Codice Civile art. 2727 - Nozione.

Giusi Ianni

Nozione.

[I]. Le presunzioni sono le conseguenze che la legge o il giudice trae da un fatto noto per risalire a un fatto ignorato.

Inquadramento

La presunzione è definita dalla norma in commento come il procedimento logico-deduttivo in forza del quale da un fatto noto la legge o il giudice risalgono ad un fatto ignoto. Nella medesima definizione vengono, quindi, accorpate tanto le presunzioni legali (nelle quali, cioè, è la legge a far discendere la conseguenza ignota dal fatto noto) quanto le presunzioni semplici (nelle quali, cioè, è il giudice che pone in essere il procedimento inferenziale per ricavare il fatto ignoto dal fatto noto).

Le presunzioni

Malgrado l'equiparazione definitoria sancita dall'art. 2727, la dottrina ha escluso che le presunzioni legali possano essere sussunte nella norma in commento, afferendo esse non all'accertamento giudiziale della verità dei fatti, ma al regime di distribuzione dell'onere della prova, in quanto escludono la necessità, per la parte a favore della quale operano, di fornire la prova di un fatto che rientra nella fattispecie da essa dedotta in giudizio (Andrioli, 766). Le presunzioni legali vengono, poi, distinte ulteriormente in assolute, in presenza delle quali il meccanismo normativo esclude la prova contraria; e relative, che invece ammettono la possibilità di fornire tale prova.

Secondo la giurisprudenza di legittimità, per la configurazione di una presunzione (semplice) giuridicamente valida non occorre che l'esistenza del fatto ignoto rappresenti l'unica conseguenza possibile di quello noto, secondo un legame di necessarietà assoluta ed esclusiva (sulla scorta della regola della inferenza necessaria), ma è sufficiente che dal fatto noto sia desumibile univocamente quello ignoto ignoto (Cass. n. 14762/2019), alla stregua di un giudizio di probabilità basato sull'id quod plerumque accidit (in virtù della regola dell'inferenza probabilistica), sicché il giudice può trarre il suo libero convincimento dall'apprezzamento discrezionale degli elementi indiziari prescelti, purché dotati dei requisiti legali della gravità, precisione e concordanza, mentre è da escludere che possa attribuirsi valore probatorio ad una presunzione fondata su dati meramente ipotetici (Cass. n. 2632/2014).

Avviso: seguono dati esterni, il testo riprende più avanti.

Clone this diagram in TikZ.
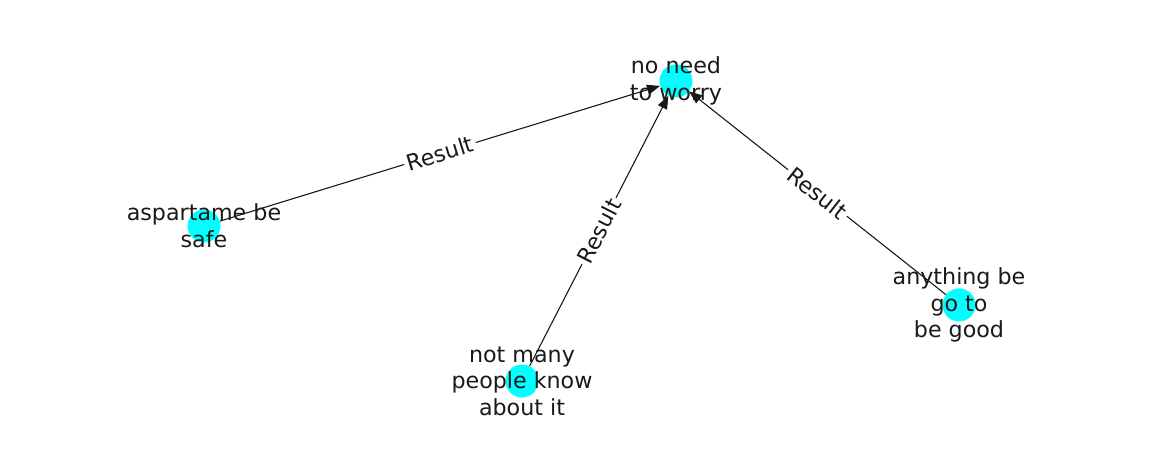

La prova presuntiva, tuttavia, esige che il giudice prenda in esame tutti i fatti noti emersi nel corso dell'istruzione, valutandoli tutti insieme e gli uni per mezzo degli altri. È, pertanto, erroneo l'operato del giudice di merito il quale, al cospetto di plurimi indizi, li prenda in esame e li valuti singolarmente, per poi giungere alla conclusione che nessuno di essi assurga a dignità di prova (Cass. n. 3703/2012). Una volta, invece, dedotta la presunzione, essa costituisce una prova completa alla quale il giudice di merito può attribuire rilevanza, anche in via esclusiva, ai fini della formazione del proprio convincimento (Cass. n. 10847/2007), purché gli elementi presi in considerazione siano gravi, precisi e concordanti, ovvero devono essere tali da lasciar apparire l'esistenza del fatto ignoto come una conseguenza ragionevolmente probabile del fatto noto (Cass. n. 14115/2006). È considerata, invece, inammissibile la c.d. praesumptio de praesumpto, non potendosi valorizzare una presunzione come fatto noto, per derivarne da essa un'altra presunzione (Cass. n. 5045/2002; Cass. n. 1278/2019; in senso contrario cfr. Cass. n. 14788/2024).

Bibliografia

Andrioli, Presunzioni, in Nss. D.I., 1957, 766; Patti, Prova testimoniale. Presunzioni. Artt. 2721-2729, Bologna, 2001, 1 e ss.